Exercise task: From the line with "Convert this chart" to the line with "Chart.register(...registerables);", both included, repeat each line exactly and leave out the pictures.

Entries:
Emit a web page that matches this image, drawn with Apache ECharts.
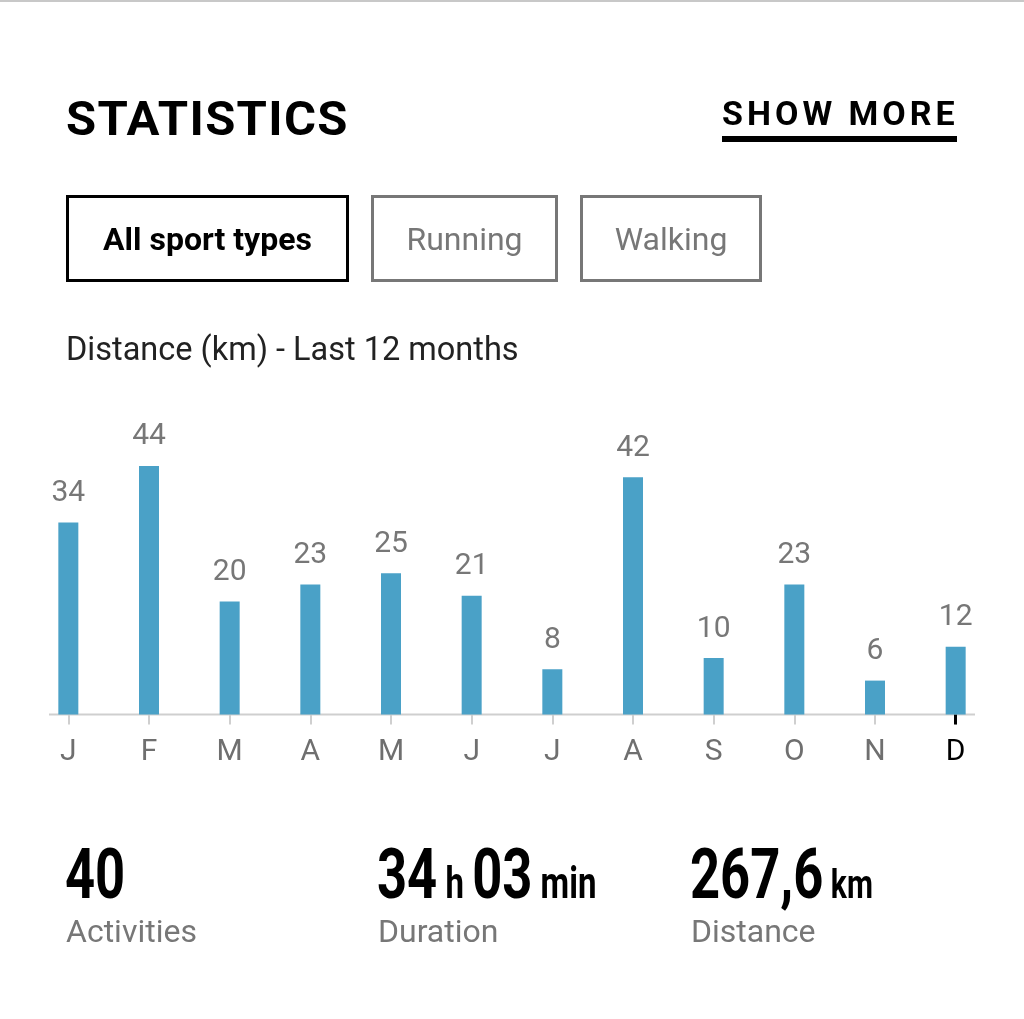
<!DOCTYPE html>
<html>
<head>
<meta charset="utf-8">
<script src="https://cdn.jsdelivr.net/npm/echarts@6/dist/echarts.min.js"></script>
<style>
	html, body { margin: 0; padding: 0; background: #fff; }
	#page { position: relative; width: 1024px; height: 1019px; overflow: hidden; font-family: Roboto, sans-serif; }
	#chart { position: absolute; left: 0; top: 0; width: 1024px; height: 1019px; }
	#topLine { position: absolute; left: 0; top: 0; width: 1024px; height: 2px; background: #c8c8c8; }
	.abs { position: absolute; white-space: nowrap; }
	#title { left: 66px; top: 90px; font-size: 49px; font-weight: 700; letter-spacing: 1.3px; color: #000; }
	#more { left: 722px; top: 93px; font-size: 34px; font-weight: 700; letter-spacing: 4px; color: #000; }
	#moreLine { left: 722px; top: 136px; width: 235px; height: 6px; background: #000; }
	.btn { top: 195px; height: 87px; box-sizing: border-box; display: flex; align-items: center; justify-content: center; font-size: 32px; }
	#b1 { left: 66px; width: 283px; border: 3px solid #000; font-weight: 700; color: #000; }
	#b2 { left: 371px; width: 187px; border: 3px solid #777; color: #777; }
	#b3 { left: 580px; width: 182px; border: 3px solid #777; color: #777; }
	#sub { left: 66px; top: 330px; font-size: 32.5px; color: #222; }
	.big { top: 833px; font-weight: 700; font-size: 70px; color: #000; transform: scaleX(0.75); transform-origin: 0 0; }
	.big small { font-size: 44px; }
	#s3 small { font-size: 40px; }
	.lbl { top: 912px; font-size: 32px; color: #777; }
</style>
</head>
<body>
<div id="page">
	<div id="chart"></div>
	<div id="topLine"></div>
	<div class="abs" id="title">STATISTICS</div>
	<div class="abs" id="more">SHOW MORE</div>
	<div class="abs" id="moreLine"></div>
	<div class="abs btn" id="b1">All sport types</div>
	<div class="abs btn" id="b2">Running</div>
	<div class="abs btn" id="b3">Walking</div>
	<div class="abs" id="sub">Distance (km) - Last 12 months</div>
	<div class="abs big" id="s1" style="left:65px"></div>
	<div class="abs big" id="s2" style="left:377px"></div>
	<div class="abs big" id="s3" style="left:690px"></div>
	<div class="abs lbl" style="left:66px">Activities</div>
	<div class="abs lbl" style="left:378px">Duration</div>
	<div class="abs lbl" style="left:691px">Distance</div>
</div>
<script>
var months = ['J', 'F', 'M', 'A', 'M', 'J', 'J', 'A', 'S', 'O', 'N', 'D'];
var distances = [34, 44, 20, 23, 25, 21, 8, 42, 10, 23, 6, 12];
var activities = '40';
var durationH = '34', durationMin = '03';
var totalKm = '267,6';

document.getElementById('s1').innerHTML = activities;
document.getElementById('s2').innerHTML = durationH + '<small> h </small>' + durationMin + '<small> min</small>';
document.getElementById('s3').innerHTML = totalKm + '<small> km</small>';

var lastIdx = months.length - 1;
var myChart = echarts.init(document.getElementById('chart'));

var option = {
	animation: false,
	grid: {
		left: 28,
		right: 28,
		top: 432,
		bottom: 304.5
	},
	xAxis: [{
		type: 'category',
		data: months,
		axisLine: { show: false },
		axisTick: {
			show: true,
			alignWithLabel: true,
			length: 10,
			lineStyle: { color: '#cfcfcf', width: 2 }
		},
		axisLabel: {
			fontSize: 30,
			fontFamily: 'Roboto',
			margin: 23,
			color: function(value, index) {
				return index === lastIdx ? '#000' : '#6f6f6f';
			}
		}
	}, {
		type: 'category',
		data: months,
		position: 'bottom',
		axisLine: { show: false },
		axisLabel: { show: false },
		axisTick: {
			show: true,
			alignWithLabel: true,
			length: 10,
			interval: function(index) { return index === lastIdx; },
			lineStyle: { color: '#000', width: 3 }
		}
	}],
	yAxis: {
		type: 'value',
		min: 0,
		max: 50,
		show: false
	},
	graphic: [{
		type: 'line',
		shape: { x1: 49, y1: 714.5, x2: 975, y2: 714.5 },
		style: { stroke: '#cfcfcf', lineWidth: 2 },
		z: 0
	}],
	series: [{
		type: 'bar',
		data: distances,
		barWidth: 20,
		itemStyle: { color: '#4aa1c7' },
		label: {
			show: true,
			position: 'top',
			distance: 14,
			fontSize: 30,
			fontFamily: 'Roboto',
			color: '#777'
		},
		z: 3
	}]
};
myChart.setOption(option);
</script>
</body>
</html>
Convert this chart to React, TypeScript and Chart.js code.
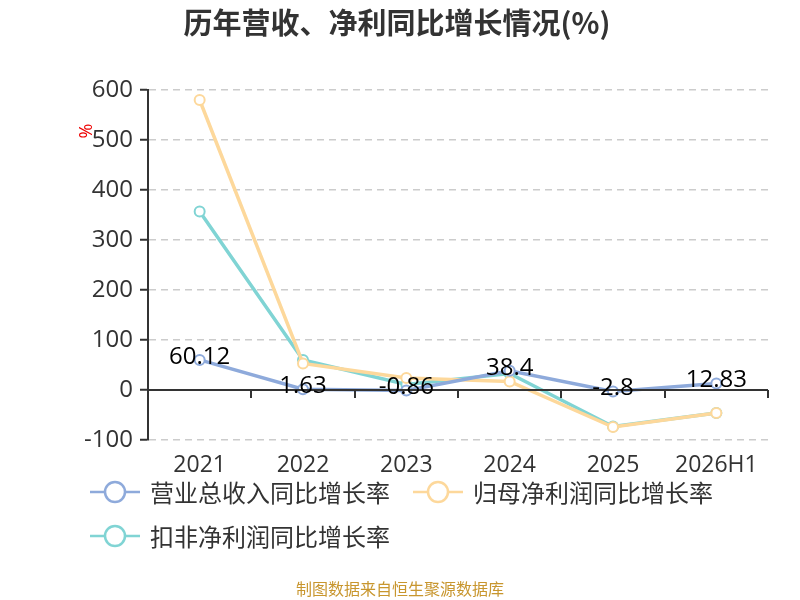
// @ts-nocheck
import {useEffect, useRef} from "react";
import {Chart, registerables} from 'chart.js';

Chart.register(...registerables);

const years = ['2021', '2022', '2023', '2024', '2025', '2026H1'];
const revenueGrowth = [60.12, 1.63, -0.86, 38.4, -2.8, 12.83];
const netProfitGrowth = [580, 53, 24, 17, -74, -46];
const deductedProfitGrowth = [357, 60, 11, 33, -73, -46];
const seriesNames = ['营业总收入同比增长率', '归母净利润同比增长率', '扣非净利润同比增长率'];
const seriesColors = ['#8eaadb', '#fdd89b', '#80d4d4'];

const FONT = '"Noto Sans CJK SC", "Noto Sans", sans-serif';
const NUM_FONT = '"Open Sans", "Noto Sans CJK SC", sans-serif';

// title, legend, % mark, zero axis line and value labels drawn on the canvas
const decorations = {
    id: 'decorations',
    afterDatasetsDraw(chart) {
        const {ctx, chartArea, scales} = chart;
        const y0 = scales.y.getPixelForValue(0);
        ctx.save();
        // zero axis line with ticks between categories
        ctx.strokeStyle = '#333';
        ctx.lineWidth = 2;
        ctx.beginPath();
        ctx.moveTo(chartArea.left, y0);
        ctx.lineTo(chartArea.right, y0);
        ctx.stroke();
        const step = (chartArea.right - chartArea.left) / years.length;
        for (let i = 1; i <= years.length; i++) {
            const x = Math.round(chartArea.left + step * i);
            ctx.beginPath();
            ctx.moveTo(x, y0);
            ctx.lineTo(x, y0 + 8);
            ctx.stroke();
        }
        ctx.restore();

        // revenue value labels on top
        ctx.save();
        ctx.font = '24px ' + NUM_FONT;
        ctx.fillStyle = '#000';
        ctx.textAlign = 'center';
        ctx.textBaseline = 'middle';
        chart.getDatasetMeta(0).data.forEach((pt, i) => {
            ctx.fillText(String(revenueGrowth[i]), pt.x, pt.y - 3);
        });
        ctx.restore();
    },
    afterDraw(chart) {
        const {ctx} = chart;
        ctx.save();
        // title
        ctx.font = 'bold 29px ' + FONT;
        ctx.fillStyle = '#333';
        ctx.textAlign = 'center';
        ctx.textBaseline = 'middle';
        ctx.fillText('历年营收、净利同比增长情况(%)', 397, 23);

        // red % unit
        ctx.save();
        ctx.translate(87, 131);
        ctx.rotate(-Math.PI / 2);
        ctx.font = '18px ' + NUM_FONT;
        ctx.fillStyle = '#e00';
        ctx.fillText('%', 0, 0);
        ctx.restore();

        // legend
        const items = [
            {x: 90, y: 492},
            {x: 413, y: 492},
            {x: 90, y: 536},
        ];
        items.forEach((it, i) => {
            ctx.strokeStyle = seriesColors[i];
            ctx.lineWidth = 2.5;
            ctx.beginPath();
            ctx.moveTo(it.x, it.y);
            ctx.lineTo(it.x + 50, it.y);
            ctx.stroke();
            ctx.beginPath();
            ctx.arc(it.x + 25, it.y, 10, 0, Math.PI * 2);
            ctx.fillStyle = '#fff';
            ctx.fill();
            ctx.stroke();
            ctx.font = '24px ' + FONT;
            ctx.fillStyle = '#333';
            ctx.textAlign = 'left';
            ctx.fillText(seriesNames[i], it.x + 60, it.y + 1);
        });

        // source note
        ctx.font = '16px ' + FONT;
        ctx.fillStyle = '#c8962e';
        ctx.textAlign = 'center';
        ctx.fillText('制图数据来自恒生聚源数据库', 400, 589);
        ctx.restore();
    },
};

export default function App() {
    const chartRef = useRef(null);

    useEffect(() => {
        const ctx = chartRef.current.getContext('2d');
        const makeSet = (label, data, color) => ({
            label,
            data,
            borderColor: color,
            backgroundColor: '#fff',
            borderWidth: 3.5,
            pointRadius: 5,
            pointBorderWidth: 2,
            pointBackgroundColor: '#fff',
            pointBorderColor: color,
            tension: 0,
        });
        const chart = new Chart(ctx, {
            type: 'line',
            data: {
                labels: years,
                datasets: [
                    makeSet(seriesNames[0], revenueGrowth, seriesColors[0]),
                    makeSet(seriesNames[1], netProfitGrowth, seriesColors[1]),
                    makeSet(seriesNames[2], deductedProfitGrowth, seriesColors[2]),
                ],
            },
            options: {
                responsive: false,
                animation: false,
                layout: {padding: {top: 90, left: 0, right: 32, bottom: 0}},
                plugins: {
                    legend: {display: false},
                    title: {display: false},
                    tooltip: {enabled: false},
                },
                scales: {
                    x: {
                        offset: true,
                        grid: {display: false},
                        border: {display: false},
                        ticks: {
                            color: '#333',
                            font: {size: 23, family: NUM_FONT},
                            padding: 4,
                            maxRotation: 0,
                            autoSkip: false,
                        },
                        afterFit: (scale) => { scale.height = 160; },
                    },
                    y: {
                        min: -100,
                        max: 600,
                        ticks: {
                            stepSize: 100,
                            color: '#333',
                            font: {size: 24, family: NUM_FONT},
                            padding: 7,
                        },
                        grid: {
                            color: '#cccccc',
                            lineWidth: 1.5,
                            tickColor: '#333',
                            tickLength: 8,
                            tickWidth: 2,
                        },
                        border: {display: true, color: '#333', width: 2, dash: [7, 5]},
                        afterFit: (scale) => { scale.width = 148; },
                    },
                },
            },
            plugins: [decorations],
        });
        return () => {
            chart.destroy();
        };
    }, []);

    return (
        <div style={{position: 'fixed', left: 0, top: 0, width: 800, height: 600, background: '#fff'}}>
            <canvas ref={chartRef} width={800} height={600}/>
        </div>
    );
}
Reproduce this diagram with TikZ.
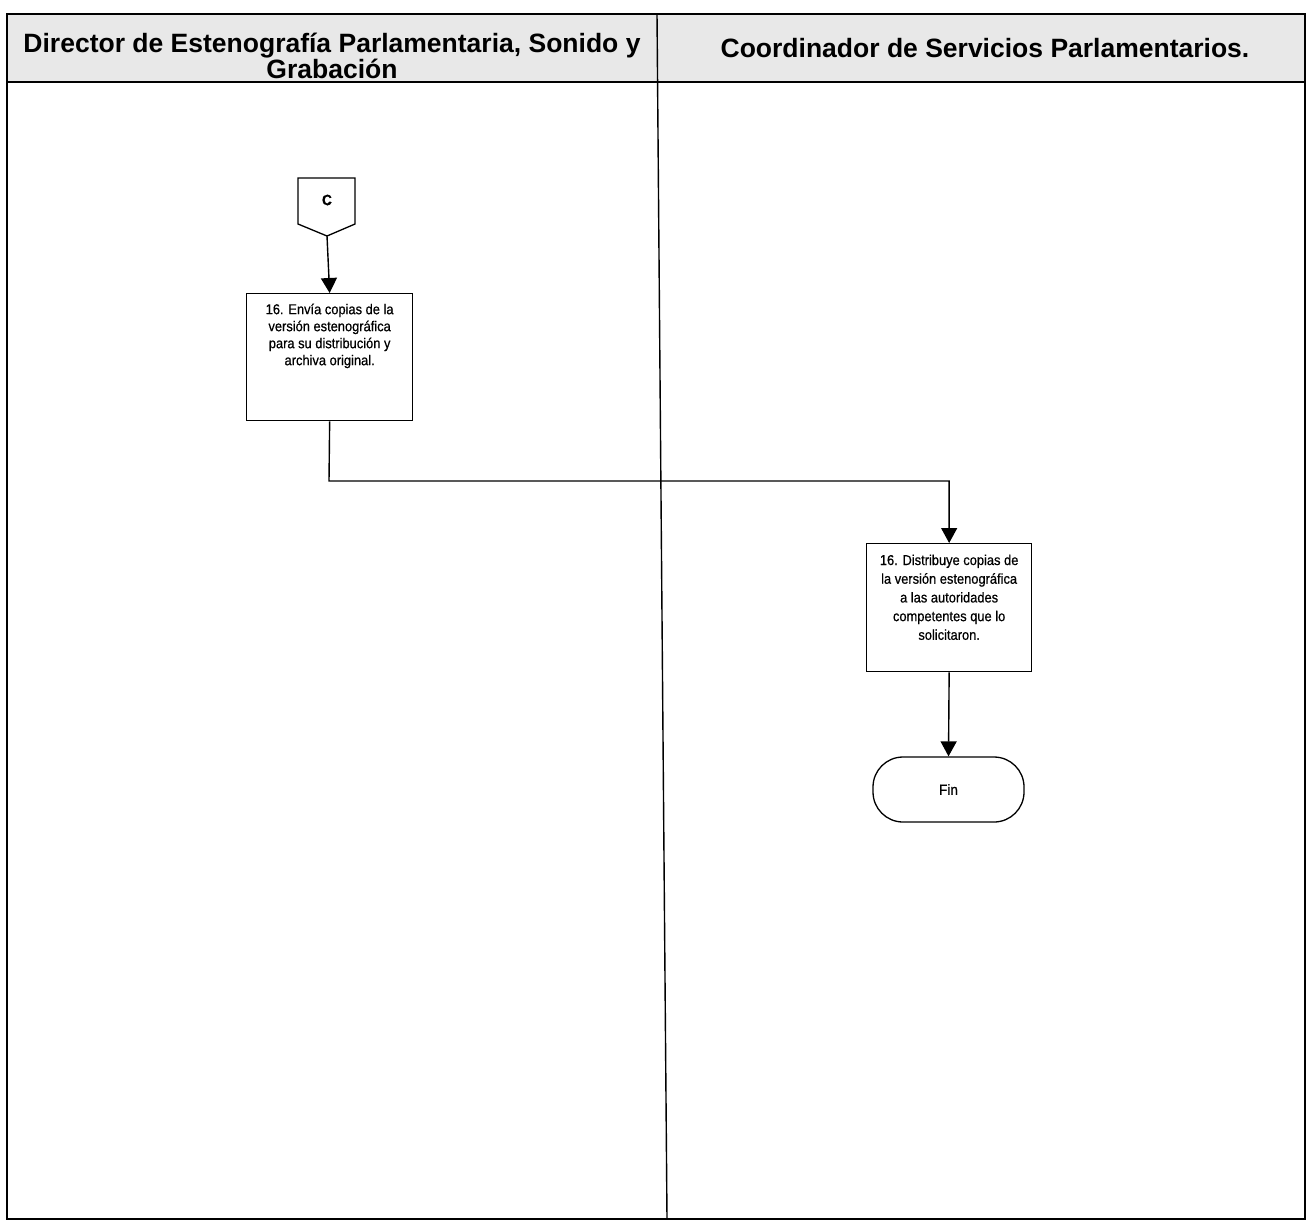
\documentclass[tikz,border=0pt]{standalone}
\usepackage{fontspec}
\setmainfont{Liberation Sans}
\newfontfamily\narrowfont[FakeStretch=0.9,FakeBold=0.6]{Liberation Sans}
\usetikzlibrary{arrows.meta}
\begin{document}
\begin{tikzpicture}[x=1pt,y=-1pt,
  lane/.style={line width=1.4pt},
  proc/.style={draw, line width=1.3pt, inner sep=0pt, anchor=north west},
  flow/.style={line width=1.4pt, -{Triangle[width=16pt,length=15pt]}},
  head/.style={font=\bfseries\fontsize{26.5}{25}\selectfont, align=center}]
\useasboundingbox (0,0) rectangle (1308,1221);
% header band
\fill[gray!18] (7,14) rectangle (1305,82);
\draw[lane] (7,82) -- (1305,82);
\draw[lane] (7,14) rectangle (1305,1219);
\draw[lane] (657,14) -- (667,1219);
\node[head] (hL) at (332,56) {Director de Estenografía Parlamentaria, Sonido y\\Grabación};
\node[head] (hR) at (985,48) {Coordinador de Servicios Parlamentarios.};
% off-page connector C
\draw[line width=1.3pt] (298,178) -- (355,178) -- (355,224) -- (327,236) -- (298,224) -- cycle;
\node[font=\narrowfont\bfseries\fontsize{15}{17}\selectfont] (C) at (327,200) {C};
\coordinate (Cb) at (327,236);
% process 1
\node[proc] (b1) at (246,293) {\parbox[c][127pt][t]{166pt}{\centering\vspace*{10pt}%
  \narrowfont\fontsize{14.3}{17}\selectfont 16. Envía copias de la\\versión estenográfica\\para su distribución y\\archiva original.}};
\draw[flow] (Cb) -- (b1.north);
% process 2
\node[proc] (b2) at (866,543) {\parbox[c][128pt][t]{165pt}{\centering\vspace*{11pt}%
  \narrowfont\fontsize{14.3}{18.7}\selectfont 16. Distribuye copias de\\la versión estenográfica\\a las autoridades\\competentes que lo\\solicitaron.}};
\coordinate (t1) at (329,481);
\draw[flow] (b1.south) -- (t1) -| (b2.north);
% end
\node[draw, line width=1.3pt, rounded corners=30pt, minimum width=151pt, minimum height=65pt,
  font=\narrowfont\fontsize{15}{17}\selectfont] (fin) at (948.5,789.5) {Fin};
\draw[flow] (b2.south) -- (fin.north);
\end{tikzpicture}
\end{document}
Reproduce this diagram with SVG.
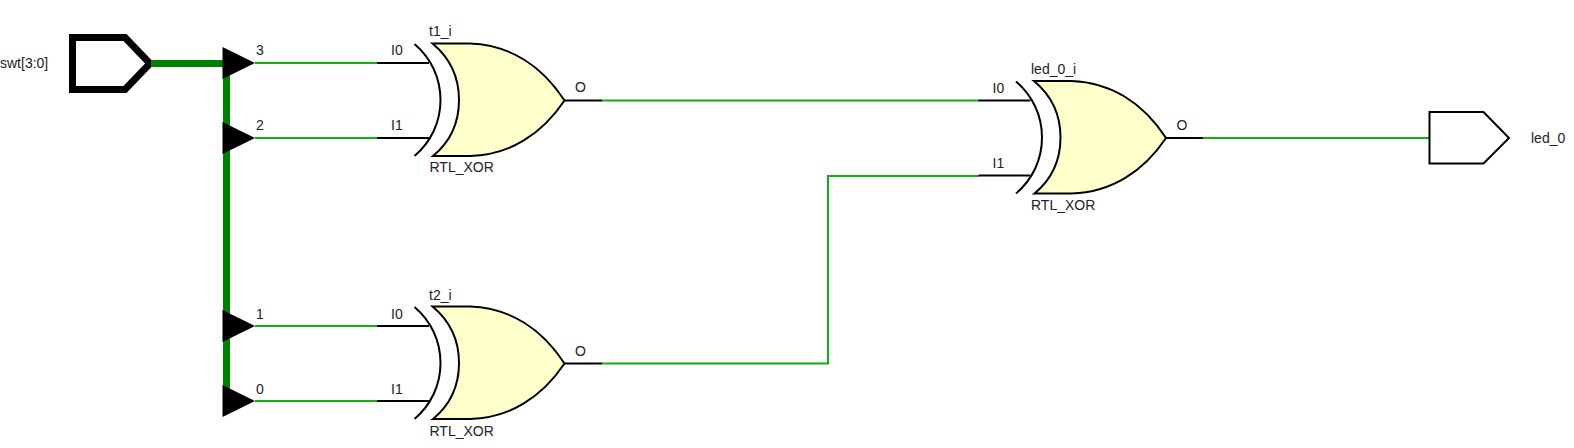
<svg xmlns="http://www.w3.org/2000/svg" width="1574" height="448" viewBox="0 0 1574 448">
<style>
text{font-family:"Liberation Sans",Arial,sans-serif;font-size:14px;fill:#222}
.w{fill:none;stroke:#10b010;stroke-width:2}
.b{fill:none;stroke:#000;stroke-width:2}
.bus{fill:none;stroke:#008000;stroke-width:7}
.tri{fill:#000}
.body{fill:#ffffcc;stroke:#000;stroke-width:2}
.arc{fill:none;stroke:#000;stroke-width:2}
</style>
<defs>
<g id="xor">
<path class="arc" d="M414.500 44C431 58 440.500 78 440.500 100C440.500 122 431 142 414.500 156"/>
<path class="body" d="M432.500 43.500H470C510 45 542 66 564.500 100.500C542 134 510 155 470 156H433C450 142 459 122 459 100C459 78 450 58 432.500 43.500Z"/>
<path class="b" d="M377 63H429M377 138H429M564 100.500H602"/>
</g>
<g id="xorlabels">
<text x="391" y="55">I0</text>
<text x="391" y="130">I1</text>
<text x="575" y="92">O</text>
<text x="429.500" y="172">RTL_XOR</text>
</g>
</defs>
<g id="swt">
<path d="M72.500 37.500H125L150 63.500L125 89.500H72.500Z" fill="#fff" stroke="#000" stroke-width="7"/>
<text x="0" y="68">swt[3:0]</text>
</g>
<g id="connectors">
<path class="bus" d="M151 63.500H226.500V400"/>
<path class="w" d="M255 63H377M255 138H377M255 326H377M255 401H377"/>
<path class="w" d="M602 100.500H979M602 363.500H828V176H979M1204 138H1429"/>
</g>
<g id="ripper">
<path class="tri" d="M222.500 47L255 63L222.500 79ZM222.500 122L255 138L222.500 154ZM222.500 310L255 326L222.500 342ZM222.500 385L255 401L222.500 417Z"/>
<text x="256" y="55">3</text>
<text x="256" y="130">2</text>
<text x="256" y="319">1</text>
<text x="256" y="394">0</text>
</g>
<g id="t1_i"><use href="#xor"/><use href="#xorlabels"/><text x="429" y="36">t1_i</text></g>
<g id="t2_i"><use href="#xor" y="263"/><use href="#xorlabels" y="264"/><text x="429" y="300">t2_i</text></g>
<g id="led_0_i"><use href="#xor" x="601.500" y="37.500"/><use href="#xorlabels" x="601.500" y="37.500"/><text x="1031" y="74">led_0_i</text></g>
<g id="led_0">
<path d="M1429.500 112H1483.500L1509 138L1483.500 163.500H1429.500Z" fill="#fff" stroke="#000" stroke-width="2"/>
<text x="1531" y="143">led_0</text>
</g>
</svg>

The result:
Convert this chart to React, TypeScript and Chart.js code.
// @ts-nocheck
import {useEffect, useRef} from "react";
import {Chart, registerables} from 'chart.js';

Chart.register(...registerables);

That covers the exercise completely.